Ритуал в китайской традиции не только и не столько упорядочивал отношения между людьми, сколько возвещал о самоочевидности первичного осознания, в котором собственное «я» сходится с бездной времен и исчезает самое различие между жизнью и смертью. Классическая сентенция гласила, что властелином мира способен стать лишь тот, кто каждый миг ощущает себя «стоящим над пропастью и идущим по тонкому льду». Поэтому ритуал в китайском понимании – это в конечном счете не представление, а лишь правильное, выверенное отношение к миру, сообщительность, присутствующая в каждом сообщении.

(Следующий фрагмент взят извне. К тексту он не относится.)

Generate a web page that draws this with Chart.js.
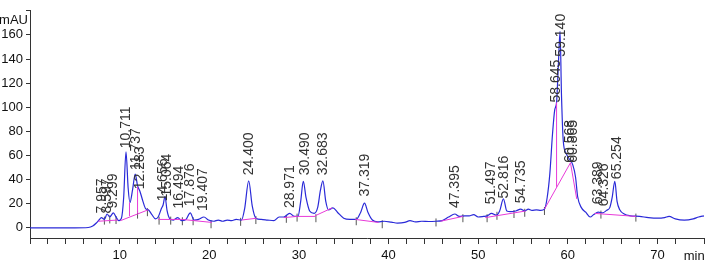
<!DOCTYPE html>
<html>
<head>
<meta charset="utf-8">
<script src="https://cdn.jsdelivr.net/npm/chart.js@4"></script>
<style>
    body { margin: 0; background: #fff; }
    #wrap { width: 709px; height: 266px; position: relative; }
</style>
</head>
<body>
<div id="wrap"><canvas id="lineChart"></canvas></div>
<script>
// signal trace (retention time in min, absorbance in mAU)
const timeMin = [0, 5, 6.5, 7.0, 7.4, 7.7, 7.96, 8.3, 8.6, 8.9, 9.3, 9.6, 9.9, 10.2, 10.45, 10.71, 10.95, 11.15, 11.45, 11.74,
    12.0, 12.28, 12.6, 12.9, 13.2, 13.6, 14.0, 14.3, 14.66, 14.85, 15.06, 15.3, 15.6, 16.0, 16.49, 16.9, 17.4, 17.88, 18.3, 18.8,
    19.41, 19.9, 20.5, 21.0, 21.5, 22.0, 22.5, 23.0, 23.6, 23.95, 24.4, 24.8, 25.2, 25.8, 26.5, 27.2, 27.8, 28.3, 28.97, 29.5,
    29.9, 30.2, 30.49, 30.8, 31.2, 31.7, 32.1, 32.4, 32.68, 33.0, 33.3, 33.8, 34.3, 35.0, 35.7, 36.4, 36.9, 37.32, 37.7, 38.2,
    38.8, 39.5, 40.3, 41.0, 41.8, 42.4, 43.0, 43.7, 44.5, 45.3, 46.0, 46.7, 47.4, 47.9, 48.5, 49.0, 49.5, 50.0, 50.6, 51.0,
    51.5, 52.0, 52.4, 52.82, 53.2, 53.6, 54.2, 54.74, 55.2, 55.6, 56.0, 56.5, 57.0, 57.4, 57.7, 58.0, 58.3, 58.55, 58.75, 58.95,
    59.14, 59.3, 59.5, 59.8, 60.1, 60.57, 60.87, 61.1, 61.5, 62.0, 62.5, 62.9, 63.39, 63.9, 64.33, 64.7, 64.95, 65.25, 65.5, 65.8,
    66.3, 67.0, 68.0, 69.0, 70.0, 70.8, 71.3, 72.0, 73.0, 74.0, 74.6, 75.2];
const absorbance = [0, 0, 0.3, 1.5, 4, 6.5, 8.5, 7, 11.5, 9, 12.5, 9, 6, 8, 25, 63, 33, 21, 32, 44.5,
    35, 30, 22, 16, 15, 11, 7.5, 9, 16, 19, 26, 14, 7.5, 6.5, 8.5, 6, 7, 12.5, 6.5, 7,
    9, 6.5, 5.5, 6.5, 5.5, 6.5, 6, 7, 6.5, 16, 39, 18, 8, 7, 6.5, 6, 9, 9, 12, 9.5,
    9.5, 22, 38.5, 25, 14, 12, 17, 31, 39, 22, 15, 16.5, 13, 8, 7, 7, 13, 20.5, 13, 6.5,
    5, 5.5, 4.8, 4, 4.5, 6, 5, 5.5, 5.3, 5.5, 6, 9, 11.5, 9.5, 10, 10, 11, 9, 9.5, 10,
    12, 10.5, 14, 24, 14, 13.5, 14, 15.5, 14, 15.5, 14.5, 15, 14.5, 15.5, 25, 45, 78, 98, 104, 135,
    163, 110, 72, 62, 58, 52, 42, 26, 17, 13, 9, 11, 13, 12.5, 14.5, 17, 25, 38.5, 22, 15,
    11.5, 10, 9.5, 8.5, 8, 8.5, 9.5, 7.5, 6.5, 7.5, 9, 10];

// integration baselines (null breaks a segment)
const baseT = [7.6, 9.8, null, 10.1, 13.2, null, 11.1, 11.1, null, 12.0, 12.0, null, 14.3, 17.0, 20.3, null,
    23.6, 25.3, null, 28.3, 29.8, 31.8, null, 31.8, 33.7, null, 36.3, 38.9, null, 45.8, 48.3, null,
    50.8, 55.3, null, 57.4, 60.3, 61.0, null, 58.75, 58.75, null, 63.0, 67.6];
const baseV = [5.5, 6.5, null, 6, 15, null, 9.7, 21, null, 12.3, 34, null, 7, 7, 4.5, null,
    6.5, 8, null, 8.5, 9.5, 9.5, null, 10, 16.5, null, 7, 4.5, null, 5.5, 9.5, null,
    8.5, 14, null, 15.5, 54, 24, null, 34, 104, null, 12, 9.5];

// peak start / end marks
const markT = [8.3, 8.9, 9.6, 12.0, 13.1, 14.4, 15.7, 17.0, 18.2, 20.2, 23.5, 25.2, 28.6, 29.8, 31.9,
    36.4, 39.3, 45.3, 48.3, 51.0, 52.1, 54.0, 55.2, 57.4, 63.7, 67.6];
const markV = [6, 7, 6.5, 11, 13, 6, 6, 5.5, 5.5, 3, 5, 6.5, 7.5, 8.5, 8,
    5.5, 3, 4.5, 8, 8, 10, 11.5, 12.5, 14, 11, 8.5];

// peak labels
const peakNames = ['7.957', '8.597', '9.299', '10.711', '11.737', '12.283', '14.656', '15.064', '16.494', '17.876',
    '19.407', '24.400', '28.971', '30.490', '32.683', '37.319', '47.395', '51.497', '52.816', '54.735',
    '58.645', '59.140', '60.568', '60.865', '63.389', '64.326', '65.254'];
const peakLabelT = [8.0, 8.65, 9.3, 10.75, 11.8, 12.3, 14.8, 15.3, 16.6, 17.9,
    19.3, 24.5, 29.0, 30.7, 32.7, 37.4, 47.45, 51.5, 52.85, 54.8,
    58.7, 59.3, 60.3, 60.6, 63.4, 64.1, 65.5];
const peakLabelV = [12, 12, 16, 66, 48, 32, 22, 26, 16, 18,
    14, 43.6, 16.4, 43.6, 43.6, 26, 16.4, 19.6, 24.4, 20.4,
    104, 142, 54, 54, 19.6, 18, 40.4];

const toPoints = (xs, ys) => xs.map((x, i) => (x === null ? { x: null, y: null } : { x: x, y: ys[i] }));

const textPlugin = {
    id: 'chromText',
    afterDatasetsDraw(chart) {
        const ctx = chart.ctx;
        const xs = chart.scales.x;
        const ys = chart.scales.y;
        ctx.save();
        ctx.fillStyle = '#333';
        ctx.font = '14px "Liberation Sans", Arial, sans-serif';
        ctx.textAlign = 'left';
        ctx.textBaseline = 'middle';
        peakNames.forEach((name, i) => {
            ctx.save();
            ctx.translate(xs.getPixelForValue(peakLabelT[i]), ys.getPixelForValue(peakLabelV[i]));
            ctx.rotate(-Math.PI / 2);
            ctx.fillText(name, 0, 0);
            ctx.restore();
        });
        // axis units
        ctx.fillStyle = '#111';
        ctx.font = '13px "Liberation Sans Narrow", "Liberation Sans", sans-serif';
        ctx.textAlign = 'right';
        ctx.fillText('mAU', chart.chartArea.left - 2, ys.getPixelForValue(172));
        ctx.textAlign = 'center';
        ctx.fillText('min', xs.getPixelForValue(74.1), xs.bottom - 10);
        ctx.restore();
    },
};

const ctx = document.getElementById('lineChart').getContext('2d');
new Chart(ctx, {
    type: 'line',
    data: {
        datasets: [
            {
                data: toPoints(baseT, baseV),
                borderColor: '#e83ad8',
                borderWidth: 1,
                pointRadius: 0,
                spanGaps: false,
                order: 0,
            },
            {
                data: toPoints(timeMin, absorbance),
                borderColor: '#2a2ad8',
                borderWidth: 1.2,
                pointRadius: 0,
                cubicInterpolationMode: 'monotone',
                order: 1,
            },
            {
                type: 'scatter',
                data: toPoints(markT, markV),
                pointStyle: 'line',
                rotation: 90,
                radius: 4,
                borderColor: '#555',
                borderWidth: 1,
                order: 2,
            },
        ],
    },
    options: {
        responsive: true,
        maintainAspectRatio: false,
        animation: false,
        layout: { padding: { top: 2, right: 0, left: 0, bottom: 0 } },
        plugins: { legend: { display: false }, tooltip: { enabled: false } },
        scales: {
            x: {
                type: 'linear',
                min: 0,
                max: 75.2,
                border: { color: '#333', width: 1 },
                grid: { drawOnChartArea: false, tickLength: 6, color: '#333' },
                ticks: {
                    stepSize: 2,
                    autoSkip: false,
                    maxRotation: 0,
                    padding: 4,
                    color: '#111',
                    font: { family: '"Liberation Sans Narrow", "Liberation Sans", sans-serif', size: 13 },
                    callback: (v) => (v > 0 && v % 10 === 0 ? String(v) : ''),
                },
                afterFit: (scale) => { scale.height = 28; },
            },
            y: {
                min: -8.4,
                max: 180,
                border: { color: '#333', width: 1 },
                grid: { drawOnChartArea: false, tickLength: 4, color: '#333' },
                ticks: {
                    stepSize: 10,
                    includeBounds: false,
                    padding: 3,
                    color: '#111',
                    font: { family: '"Liberation Sans Narrow", "Liberation Sans", sans-serif', size: 13 },
                    callback: (v) => (v >= 0 && v <= 160 && v % 20 === 0 ? String(v) : ''),
                },
                afterFit: (scale) => { scale.width = 30; },
            },
        },
    },
    plugins: [textPlugin],
});
</script>
</body>
</html>
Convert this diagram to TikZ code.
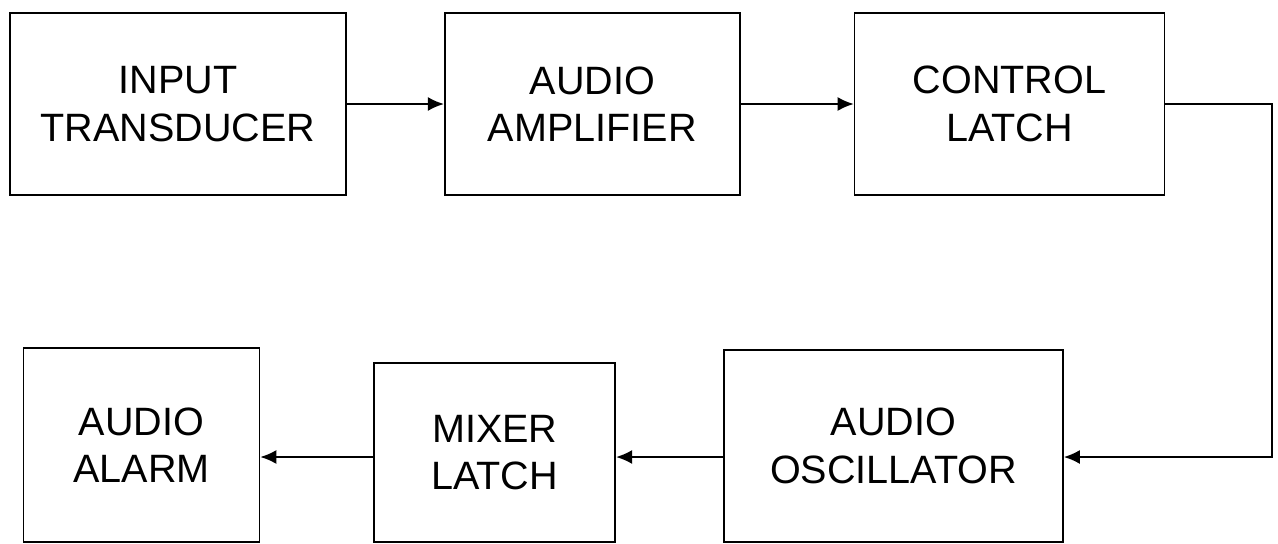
\documentclass[tikz,border=0pt]{standalone}
\usepackage{fontspec}
\setmainfont{Liberation Sans}
\usepackage{tikz}
\usetikzlibrary{arrows.meta, positioning}

\begin{document}
\begin{tikzpicture}[
  node distance = 2cm,
  box/.style = {draw, line width=1pt, inner sep=0pt, align=center, minimum height=3.64cm, font=\fontsize{22.5}{27}\selectfont},
  arrow/.style = {line width=1pt, -{Latex[length=3.2mm,width=2.8mm]}}
]
\useasboundingbox (0,0) rectangle (25.56,-10.88);
% top row
\node[box, minimum width=6.72cm] (in) at (3.56,-2.08) {INPUT\\TRANSDUCER};
\node[box, minimum width=5.9cm, right=1.94cm of in] (amp) {AUDIO\\AMPLIFIER};
\node[box, minimum width=6.2cm, right=2.26cm of amp] (ctrl) {CONTROL\\LATCH};
% bottom row
\node[box, minimum width=6.78cm, minimum height=3.84cm] (osc) at (17.87,-8.92) {AUDIO\\OSCILLATOR};
\node[box, minimum width=4.82cm, minimum height=3.58cm, left=2.14cm of osc, yshift=-0.13cm] (mix) {MIXER\\LATCH};
\node[box, minimum width=4.72cm, minimum height=3.88cm, left=2.26cm of mix, yshift=0.15cm] (alarm) {AUDIO\\ALARM};
\coordinate (bend) at (25.44,-9.14);

\draw[arrow] (in) -- (amp);
\draw[arrow] (amp) -- (ctrl);
\draw[arrow] (ctrl.east) -| (bend) -- (osc.east |- bend);
\draw[arrow] (osc.west |- bend) -- (mix.east |- bend);
\draw[arrow] (mix.west |- bend) -- (alarm.east |- bend);
\end{tikzpicture}
\end{document}
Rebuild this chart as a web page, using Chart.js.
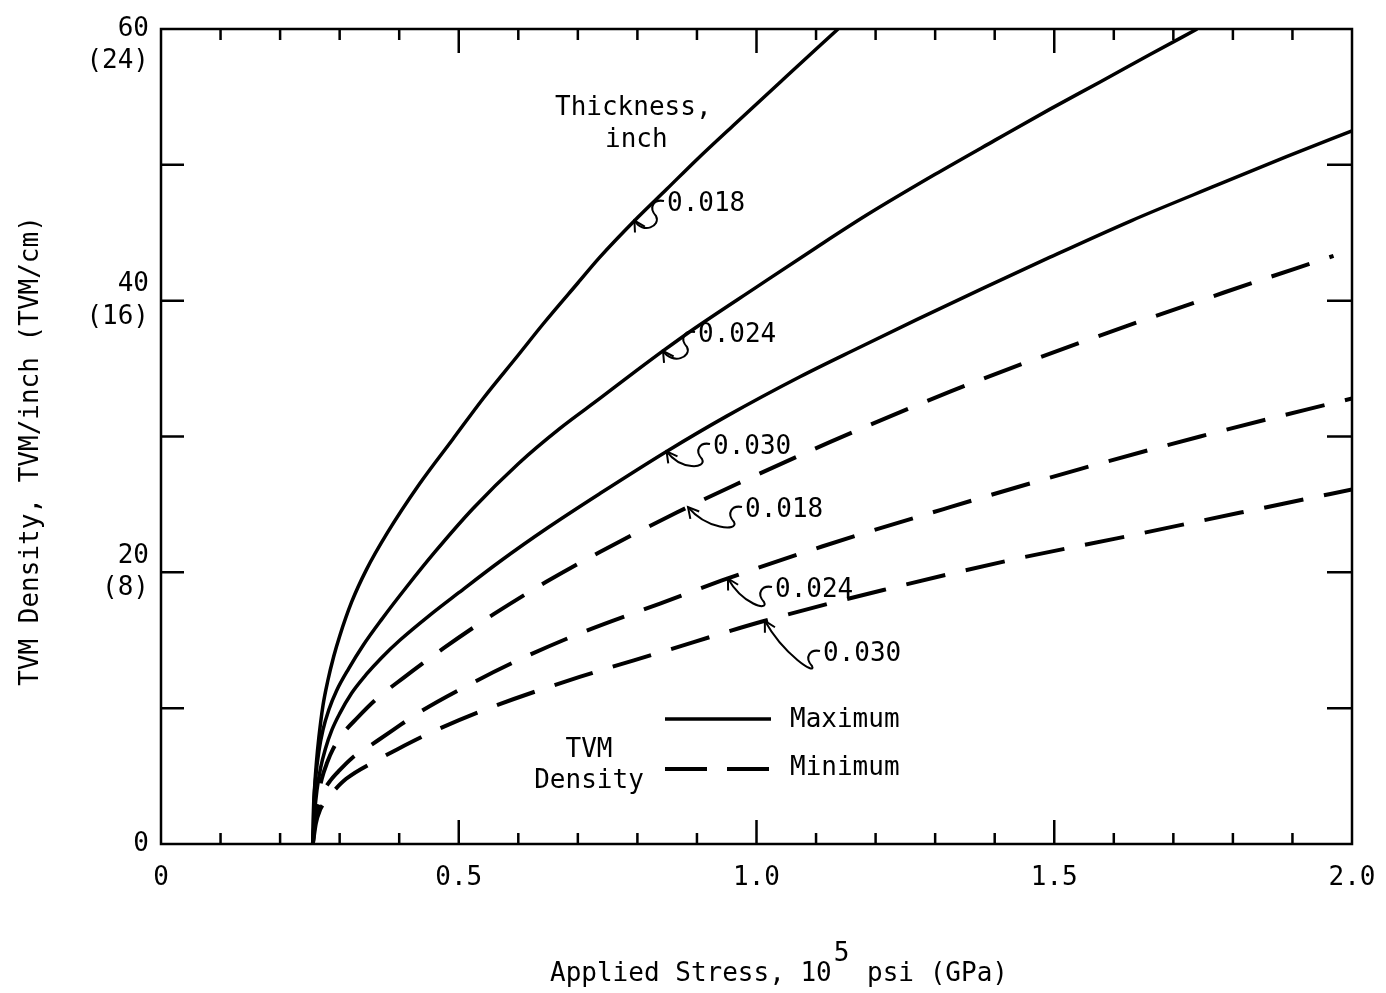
<!DOCTYPE html>
<html><head><meta charset="utf-8">
<script src="https://cdn.jsdelivr.net/npm/chart.js@4/dist/chart.umd.min.js"></script>
<style>html,body{margin:0;padding:0;background:#fff;}#wrap{width:1386px;height:993px;}</style>
</head><body><div id="wrap"><canvas id="c" width="1386" height="993"></canvas></div>
<script>
// ---- tick labels ----
const xTickValues = [0, 0.5, 1, 1.5, 2];
const xTickText = ["0", "0.5", "1.0", "1.5", "2.0"];
const yTickValues = [0, 20, 40, 60];
const yTickText = ["0", ["20", "(8)"], ["40", "(16)"], ["", "60", "(24)"]];

// ---- series: Maximum TVM density (solid), thickness in inch ----
const maxX018 = [0.255,0.256,0.258,0.261,0.265,0.272,0.280,0.290,0.300,0.320,0.345,0.380,0.434,0.490,0.541,0.600,0.642,0.700,0.737,0.800,0.849,0.900,0.961,1.050,1.137];
const maxY018 = [0,2.5,4.2,6.0,7.8,10.2,12.0,13.8,15.3,17.8,20.2,22.9,26.5,29.8,32.8,36.0,38.3,41.3,43.2,46.1,48.2,50.4,52.9,56.5,60];
const maxX024 = [0.255,0.257,0.260,0.265,0.272,0.282,0.295,0.315,0.339,0.370,0.412,0.460,0.524,0.600,0.670,0.737,0.800,0.843,0.894,1.000,1.100,1.185,1.300,1.400,1.493,1.577,1.660,1.740];
const maxY024 = [0,3.2,5.0,6.8,8.4,9.9,11.3,12.9,14.6,16.5,18.9,21.5,24.7,28.0,30.6,32.8,34.9,36.3,37.9,41.0,43.9,46.3,49.3,51.8,54.1,56.1,58.1,60];
const maxX030 = [0.255,0.258,0.262,0.268,0.276,0.287,0.300,0.320,0.345,0.370,0.401,0.450,0.500,0.569,0.650,0.737,0.849,0.950,1.073,1.170,1.269,1.380,1.493,1.630,1.773,1.890,2.0];
const maxY030 = [0,2.3,4.0,5.6,7.0,8.4,9.6,11.1,12.5,13.7,15.0,16.8,18.5,20.8,23.3,25.8,28.9,31.5,34.4,36.5,38.6,40.9,43.2,45.9,48.5,50.6,52.5];

// ---- series: Minimum TVM density (dashed), thickness in inch ----
const minX018 = [0.255,0.258,0.263,0.270,0.279,0.289,0.305,0.330,0.360,0.406,0.474,0.558,0.647,0.737,0.866,0.967,1.124,1.325,1.543,1.785,1.969];
const minY018 = [0,1.8,3.3,4.8,6.0,7.0,8.1,9.3,10.6,12.2,14.4,16.9,19.3,21.5,24.4,26.5,29.6,33.3,36.9,40.6,43.3];
const minX024 = [0.255,0.259,0.265,0.273,0.285,0.297,0.320,0.350,0.390,0.434,0.516,0.608,0.703,0.838,0.942,1.110,1.325,1.543,1.745,1.925,2.0];
const minY024 = [0,1.8,3.0,3.9,4.7,5.3,6.3,7.2,8.4,9.7,11.7,13.7,15.5,17.7,19.4,21.9,24.8,27.6,30.0,32.0,32.8];
const minX030 = [0.255,0.260,0.267,0.277,0.290,0.311,0.364,0.398,0.463,0.563,0.703,0.838,1.011,1.213,1.437,1.605,1.813,2.0];
const minY030 = [0,1.5,2.5,3.2,3.9,4.8,6.2,7.0,8.4,10.2,12.3,14.1,16.4,18.7,21.0,22.5,24.4,26.1];

const FONT = '"DejaVu Sans Mono", monospace';
const pts = (xs, ys) => xs.map((x, i) => ({x: x, y: ys[i]}));
const solid = (label, xs, ys) => ({label, data: pts(xs, ys), borderColor:'#000', borderWidth:3.5,
  pointRadius:0, cubicInterpolationMode:'monotone', fill:false});
const dashed = (label, xs, ys) => ({label, data: pts(xs, ys), borderColor:'#000', borderWidth:4,
  borderDash:[40,21], borderCapStyle:'butt', pointRadius:0, cubicInterpolationMode:'monotone', fill:false});

function squiggle(ctx, S, T) {
  const M = {x: S.x - 8, y: S.y + 15};
  ctx.beginPath();
  ctx.moveTo(S.x, S.y);
  ctx.bezierCurveTo(S.x - 10, S.y - 2, M.x - 8, M.y - 9, M.x, M.y);
  const c1 = {x: M.x + 5, y: M.y + 10};
  const c2 = {x: T.x + 0.4 * (M.x - T.x), y: T.y + 0.4 * (M.y - T.y) + 16};
  ctx.bezierCurveTo(c1.x, c1.y, c2.x, c2.y, T.x, T.y);
  ctx.stroke();
  const ang = Math.atan2(T.y - c2.y, T.x - c2.x);
  ctx.beginPath();
  ctx.moveTo(T.x - 12 * Math.cos(ang - 0.5), T.y - 12 * Math.sin(ang - 0.5));
  ctx.lineTo(T.x, T.y);
  ctx.lineTo(T.x - 12 * Math.cos(ang + 0.5), T.y - 12 * Math.sin(ang + 0.5));
  ctx.stroke();
}

const framePlugin = {
  id: 'frameTicks',
  afterDatasetsDraw(chart) {
    const {ctx, chartArea: a, scales: {x, y}} = chart;
    ctx.save();
    ctx.strokeStyle = '#000'; ctx.lineWidth = 2.5;
    ctx.strokeRect(a.left, a.top, a.right - a.left, a.bottom - a.top);
    ctx.beginPath();
    for (let i = 1; i < 20; i++) {
      const px = x.getPixelForValue(i / 10);
      const len = (i % 5 === 0) ? 24 : 11;
      ctx.moveTo(px, a.bottom); ctx.lineTo(px, a.bottom - len);
      ctx.moveTo(px, a.top); ctx.lineTo(px, a.top + len);
    }
    for (let j = 1; j < 6; j++) {
      const py = y.getPixelForValue(j * 10);
      ctx.moveTo(a.left, py); ctx.lineTo(a.left + 23, py);
      ctx.moveTo(a.right, py); ctx.lineTo(a.right - 25, py);
    }
    ctx.stroke();
    ctx.restore();
  }
};

const notePlugin = {
  id: 'notes',
  afterDraw(chart) {
    const {ctx, scales: {x, y}} = chart;
    ctx.save();
    ctx.fillStyle = '#000'; ctx.strokeStyle = '#000';
    ctx.font = '26px ' + FONT;
    ctx.textBaseline = 'alphabetic';
    const notes = [
      {text:'0.018', tx:0.795, ty:45.9, lx:667, by:211},
      {text:'0.024', tx:0.843, ty:36.3, lx:698, by:342},
      {text:'0.030', tx:0.849, ty:28.9, lx:713, by:454},
      {text:'0.018', tx:0.885, ty:24.8, lx:745, by:517},
      {text:'0.024', tx:0.952, ty:19.55, lx:775, by:597},
      {text:'0.030', tx:1.014, ty:16.43, lx:823, by:661}
    ];
    ctx.textAlign = 'left';
    ctx.lineWidth = 2;
    notes.forEach(n => {
      ctx.fillText(n.text, n.lx, n.by);
      squiggle(ctx, {x: n.lx - 3, y: n.by - 10}, {x: x.getPixelForValue(n.tx), y: y.getPixelForValue(n.ty)});
    });
    ctx.fillText('Thickness,', 555, 115);
    ctx.fillText('inch', 605, 147);
    // legend
    ctx.textAlign = 'center';
    ctx.fillText('TVM', 589, 757);
    ctx.fillText('Density', 589, 788);
    ctx.textAlign = 'left';
    ctx.fillText('Maximum', 790, 727);
    ctx.fillText('Minimum', 790, 775);
    ctx.lineWidth = 3.5;
    ctx.beginPath(); ctx.moveTo(665, 719); ctx.lineTo(771, 719); ctx.stroke();
    ctx.lineWidth = 4;
    ctx.setLineDash([42, 20]);
    ctx.beginPath(); ctx.moveTo(665, 769); ctx.lineTo(770, 769); ctx.stroke();
    ctx.setLineDash([]);
    // axis titles
    const p1 = 'Applied Stress, 10', p2 = '5', p3 = ' psi (GPa)';
    let tx0 = 550;
    ctx.fillText(p1, tx0, 981);
    tx0 += ctx.measureText(p1).width;
    ctx.fillText(p2, tx0 + 2, 961);
    tx0 += ctx.measureText(p2).width + 4;
    ctx.fillText(p3, tx0, 981);
    ctx.translate(38, 451);
    ctx.rotate(-Math.PI / 2);
    ctx.textAlign = 'center';
    ctx.fillText('TVM Density, TVM/inch (TVM/cm)', 0, 0);
    ctx.restore();
  }
};

const tickFont = {family: FONT, size: 26, lineHeight: 1.25};
new Chart(document.getElementById('c'), {
  type: 'line',
  data: {
    datasets: [
      solid('Maximum 0.018', maxX018, maxY018),
      solid('Maximum 0.024', maxX024, maxY024),
      solid('Maximum 0.030', maxX030, maxY030),
      dashed('Minimum 0.018', minX018, minY018),
      dashed('Minimum 0.024', minX024, minY024),
      dashed('Minimum 0.030', minX030, minY030)
    ]
  },
  options: {
    responsive: false, animation: false, devicePixelRatio: 1,
    layout: {padding: {top: 29, right: 34, left: 0, bottom: 0}},
    plugins: {legend: {display: false}, tooltip: {enabled: false}},
    scales: {
      x: {
        type: 'linear', min: 0, max: 2,
        grid: {display: false, drawTicks: false}, border: {display: false},
        ticks: {stepSize: 0.5, color: '#000', font: tickFont, padding: 18, maxRotation: 0,
          callback: v => { const i = xTickValues.findIndex(t => Math.abs(t - v) < 1e-6); return i >= 0 ? xTickText[i] : ''; }},
        afterFit: s => { s.height = 149; s.paddingLeft = 0; s.paddingRight = 0; }
      },
      y: {
        type: 'linear', min: 0, max: 60,
        grid: {display: false, drawTicks: false}, border: {display: false},
        ticks: {stepSize: 10, color: '#000', font: tickFont, padding: 12,
          callback: v => { const i = yTickValues.findIndex(t => Math.abs(t - v) < 1e-6); return i >= 0 ? yTickText[i] : ''; }},
        afterFit: s => { s.width = 161; s.paddingTop = 0; s.paddingBottom = 0; }
      }
    }
  },
  plugins: [framePlugin, notePlugin]
});
</script>
</body></html>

Очевидно, что китайский ритуализм исключал столь привычное на Западе понятие целостной личности и даже индивида (буквально – «неделимой» сущности). Личность в китайской культуре мыслилась по законам и конфигурации телесного опыта, но телесность в данном случае, повторим еще раз, выступала не как «физическое тело», логическая противоположность сознания, а как принцип органического бытия, «одного движения» мироздания, предполагающего плюрализм восприятия мира и соотнесенность разных жизненных миров. Не будем забывать, что именно тело обусловливает бесконечное разнообразие нашего опыта и, более того, выступает как сила самой жизни, определяющая самое качество наших восприятий, типизирующая наш опыт. Телесность – подлинный прообраз глубины Хаоса, состоящей из разрывов и непоследовательности; она делает возможным самое различение в нашем опыте. Поэтому личность как тело выступает в двух разных по содержанию, но типологически преемственных видах. Один из них – то, что еще древние даосы, а позже чаньские наставники называли «изначальным обликом» человека, существующим «прежде его появления на свет». Этот хаотично-смутный без-личный лик принадлежал миру «прежденебесноого бытия»; он прорастал «одной нитью» изначального самосознания в незримое древо рода-школы, нанизывающее на себя индивидуальные жизни многих толщ поколений учеников-преемников. Другая грань личности как телесности – это социальное лицо (мянь цзы), творимое в стилистически выверенных, «этикетных» связях между людьми. Таким образом, «тело личности» очерчивало область посредования между неопределенной множественностью Хаоса и эстетизированной множественностью этикетных отношений. В принципе само-(не)различения, как мы уже могли заметить, одно непосредственно и безусловно сходилось с другим, если только можно говорить о схождении вовек не сходящегося. Во всяком случае, китайской традиции свойственно тяготение – женственное по своей природе – к крайностям внутреннего переживания и стороннего созерцания. Тело воспринималось в ней одновременно как сокровенность и как декоративность.